Algorithm-Informed Graph Neural Networks for Leakage Detection and Localization in Water Distribution Networks
Zepeng Zhang, Olga Fink
TL;DR
The paper tackles leakage detection and localization in water distribution networks under partial sensor coverage and distribution shifts. It introduces Algorithm-Informed Graph Neural Networks (AIGNN) that pretrain a neural processor to emulate the Ford-Fulkerson max-flow algorithm and transfer this algorithmic knowledge to pressure reconstruction and prediction, using residuals to detect leaks. The main contributions include improved generalization over a ChebNet baseline, a two-stage reconstruction/prediction framework, and the demonstration that AIGNN embeddings can augment other GNNs.
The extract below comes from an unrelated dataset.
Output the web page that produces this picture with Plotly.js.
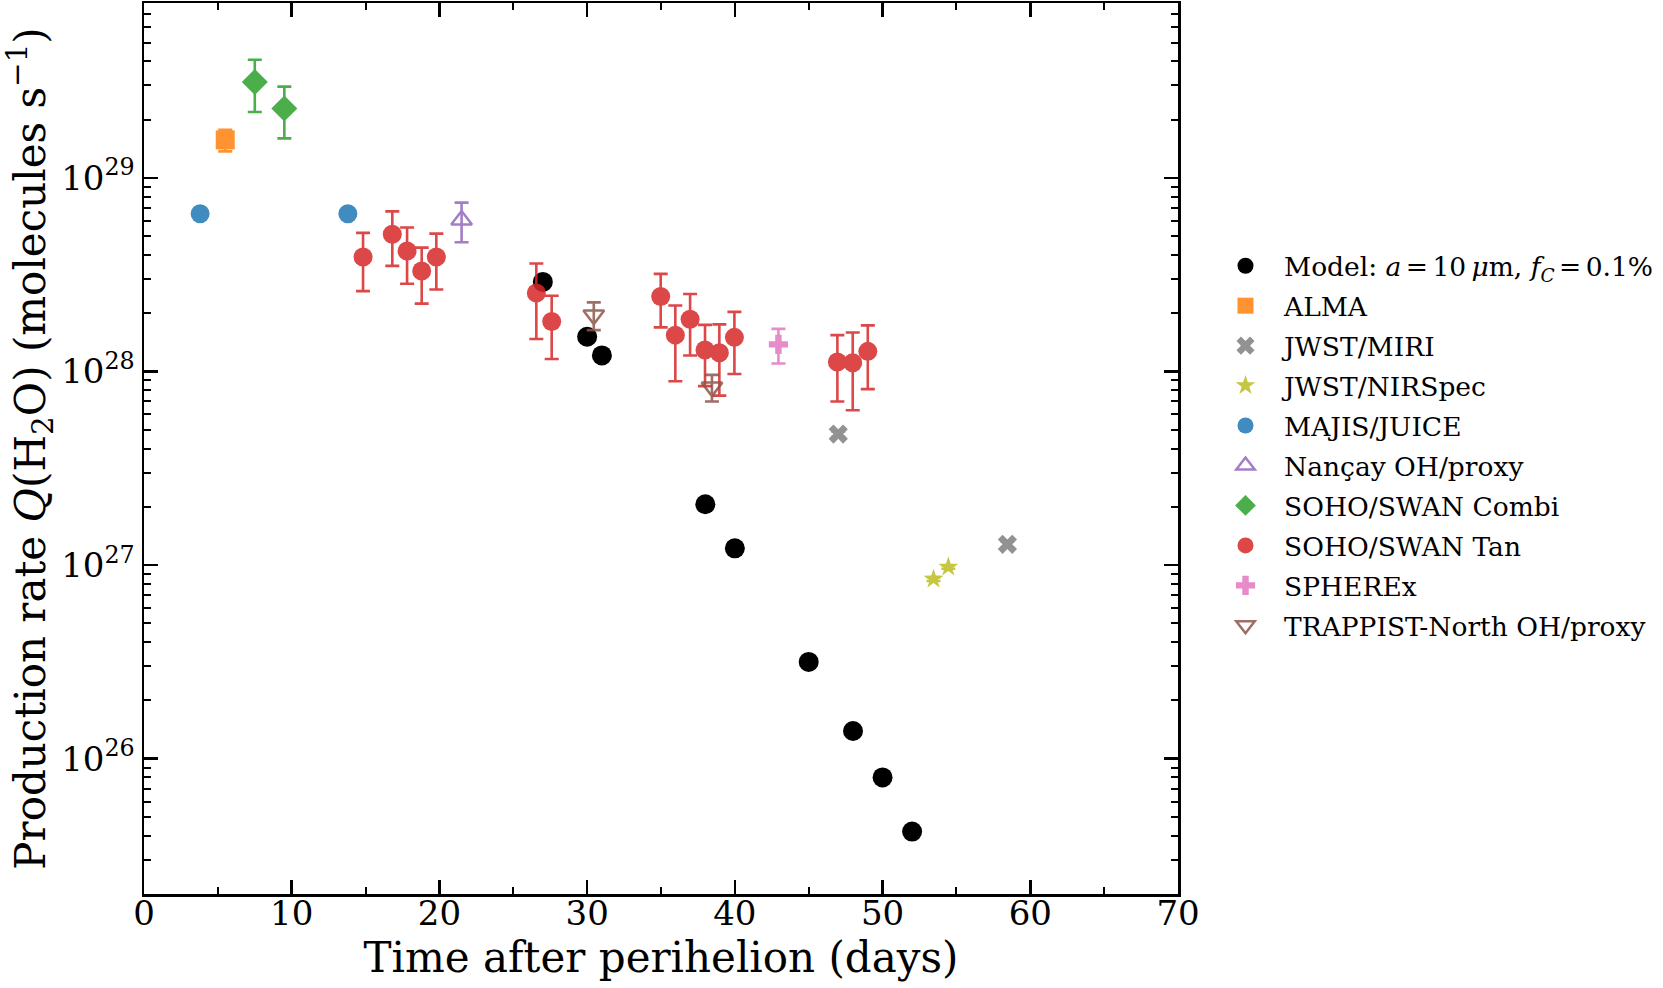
<!DOCTYPE html>
<html>
<head>
<meta charset="utf-8">
<script src="https://cdn.plot.ly/plotly-3.0.1.min.js"></script>
<style>html,body{margin:0;padding:0;background:#fff;}#chart{width:1663px;height:988px;}</style>
</head>
<body>
<div id="chart"></div>
<script>
// ---- data ----
const modelT = [27.0, 30.0, 31.0, 38.0, 40.0, 45.0, 48.0, 50.0, 52.0];
const modelQ = [2.90e28, 1.51e28, 1.21e28, 2.06e27, 1.22e27, 3.16e26, 1.39e26, 8.0e25, 4.2e25];

const almaT = [5.5];
const almaQ = [1.57e29];
const almaErr = [0.2e29];

const miriT = [47.0, 58.45];
const miriQ = [4.75e27, 1.28e27];
const miriErr = [0.15e27, 0.05e27];

const nirspecT = [53.45, 54.45];
const nirspecQ = [8.47e26, 9.77e26];
const nirspecErr = [0.2e26, 0.2e26];

const majisT = [3.8, 13.8];
const majisQ = [6.52e28, 6.52e28];
const majisErr = [0.1e28, 0.1e28];

const nancayT = [21.5];
const nancayQ = [6.05e28];
const nancayErr = [1.4e28];

const combiT = [7.5, 9.5];
const combiQ = [3.13e29, 2.28e29];
const combiErr = [0.94e29, 0.68e29];

const tanT = [14.83, 16.81, 17.81, 18.80, 19.79, 26.56, 27.60, 34.98, 35.97, 36.97, 37.98, 38.95, 39.97, 46.94, 47.98, 49.0];
const tanQ = [3.90e28, 5.11e28, 4.19e28, 3.30e28, 3.90e28, 2.54e28, 1.81e28, 2.44e28, 1.54e28, 1.86e28, 1.29e28, 1.25e28, 1.50e28, 1.12e28, 1.11e28, 1.27e28];
const tanErr = [1.3e28, 1.6e28, 1.35e28, 1.06e28, 1.25e28, 1.07e28, 0.65e28, 0.75e28, 0.65e28, 0.65e28, 0.45e28, 0.5e28, 0.53e28, 0.42e28, 0.48e28, 0.46e28];

const spherexT = [42.95];
const spherexQ = [1.38e28];
const spherexErr = [0.28e28];

const trappistT = [30.45, 38.45];
const trappistQ = [1.955e28, 0.83e28];
const trappistErr = [0.32e28, 0.13e28];

// axis ticks
const xMajor = [0, 10, 20, 30, 40, 50, 60, 70];
const yMajorExp = [26, 27, 28, 29];
const minorDecades = [25, 26, 27, 28, 29];
const minorMult = [2, 3, 4, 5, 6, 7, 8, 9];

// ---- build ----
const FONT = "DejaVu Serif";
function errTrace(name, t, q, e, color, symbol, size, group) {
  const open = symbol.indexOf('open') >= 0;
  return {
    type: 'scatter', mode: 'markers', name: name, x: t, y: q,
    legendgroup: group,
    opacity: 0.85,
    marker: {color: color, symbol: symbol, size: size,
             line: {color: color, width: open ? 2.5 : 0}},
    error_y: {type: 'data', array: e, visible: true, color: color, thickness: 2.6, width: 7}
  };
}

const traces = [
  {type: 'scatter', mode: 'markers',
   name: 'Model: <i>a</i>\u2006=\u200610\u2009<i>μ</i>m, <i>f</i><sub><i>C</i></sub>\u2006=\u20060.1%',
   x: modelT, y: modelQ, legendgroup: 'g0',
   marker: {color: 'black', size: 20, symbol: 'circle'}},
  errTrace('ALMA', almaT, almaQ, almaErr, '#ff7f0e', 'square', 19, 'g1'),
  errTrace('JWST/MIRI', miriT, miriQ, miriErr, '#7f7f7f', 'x', 17, 'g2'),
  errTrace('JWST/NIRSpec', nirspecT, nirspecQ, nirspecErr, '#bcbd22', 'star', 15, 'g3'),
  errTrace('MAJIS/JUICE', majisT, majisQ, majisErr, '#1f77b4', 'circle', 19, 'g4'),
  errTrace('Nançay OH/proxy', nancayT, nancayQ, nancayErr, '#9467bd', 'triangle-up-open', 18, 'g5'),
  errTrace('SOHO/SWAN Combi', combiT, combiQ, combiErr, '#2ca02c', 'diamond', 20, 'g6'),
  errTrace('SOHO/SWAN Tan', tanT, tanQ, tanErr, '#d62728', 'circle', 19, 'g7'),
  errTrace('SPHEREx', spherexT, spherexQ, spherexErr, '#e377c2', 'cross', 16, 'g8'),
  errTrace('TRAPPIST-North OH/proxy', trappistT, trappistQ, trappistErr, '#8c564b', 'triangle-down-open', 18, 'g9')
];

const yMinorVals = [];
minorDecades.forEach(d => minorMult.forEach(m => yMinorVals.push(m * Math.pow(10, d))));

const layout = {
  width: 1663, height: 988,
  paper_bgcolor: 'white', plot_bgcolor: 'white',
  margin: {l: 144, r: 485, t: 3, b: 94, pad: 0},
  font: {family: FONT, color: 'black'},
  showlegend: true,
  legend: {
    xref: 'container', yref: 'container',
    x: 1207 / 1663, y: 1 - 242 / 988, xanchor: 'left', yanchor: 'top',
    font: {family: FONT, size: 26.5, color: 'black'},
    traceorder: 'grouped', tracegroupgap: 2.5,
    itemwidth: 67, bgcolor: 'rgba(0,0,0,0)'
  },
  xaxis: {
    range: [0, 70], tickmode: 'array', tickvals: xMajor,
    ticks: 'inside', ticklen: 14, tickwidth: 2.5, tickcolor: 'black',
    minor: {dtick: 5, ticks: 'inside', ticklen: 7, tickwidth: 2, tickcolor: 'black', showgrid: false},
    showline: true, linewidth: 2.5, linecolor: 'black', mirror: 'ticks',
    showgrid: false, zeroline: false,
    tickfont: {family: FONT, size: 34}, ticklabelstandoff: -12,
    title: {text: 'Time after perihelion (days)', font: {family: FONT, size: 42}, standoff: 10},
    automargin: false
  },
  yaxis: {
    type: 'log', range: [Math.log10(2e25), Math.log10(8e29)],
    tickmode: 'array', tickvals: yMajorExp.map(e => Math.pow(10, e)),
    ticktext: yMajorExp.map(e => '10<sup>' + e + '</sup>'),
    ticks: 'inside', ticklen: 14, tickwidth: 2.5, tickcolor: 'black',
    minor: {tickmode: 'array', tickvals: yMinorVals, ticks: 'inside', ticklen: 7, tickwidth: 2, tickcolor: 'black', showgrid: false},
    showline: true, linewidth: 2.5, linecolor: 'black', mirror: 'ticks',
    showgrid: false, zeroline: false,
    tickfont: {family: FONT, size: 34}, ticklabelstandoff: 0,
    title: {text: 'Production rate <i>Q</i>(H<sub>2</sub>O) (molecules s<sup>−1</sup>)', font: {family: FONT, size: 42}, standoff: 6},
    automargin: false
  }
};

Plotly.newPlot('chart', traces, layout, {displayModeBar: false, staticPlot: true});
</script>
</body>
</html>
The results on the L-town network indicate robust leakage detection and better generalization, with broader implications for applying algorithm-informed neural networks to other flow networks.
Abstract
Detecting and localizing leakages is a significant challenge for the efficient and sustainable management of water distribution networks (WDN). Leveraging the inherent graph structure of WDNs, recent approaches have used graph-based data-driven methods. However, these methods often learn shortcuts that work well with in-distribution data but fail to generalize to out-of-distribution data. To address this limitation and inspired by the perfect generalization ability of classical algorithms, we propose an algorithm-informed graph neural network (AIGNN). Recognizing that WDNs function as flow networks, incorporating max-flow information can be beneficial for inferring pressures. In the proposed framework, we first train AIGNN to emulate the Ford-Fulkerson algorithm for solving max-flow problems. This algorithmic knowledge is then transferred to address the pressure estimation problem in WDNs. Two AIGNNs are deployed, one to reconstruct pressure based on the current measurements, and another to predict pressure based on previous measurements. Leakages are detected and localized by comparing the outputs of the reconstructor and the predictor. By pretraining AIGNNs to reason like algorithms, they are expected to extract more task-relevant and generalizable features. Experimental results demonstrate that the proposed algorithm-informed approach achieves superior results with better generalization ability compared to GNNs that do not incorporate algorithmic knowledge.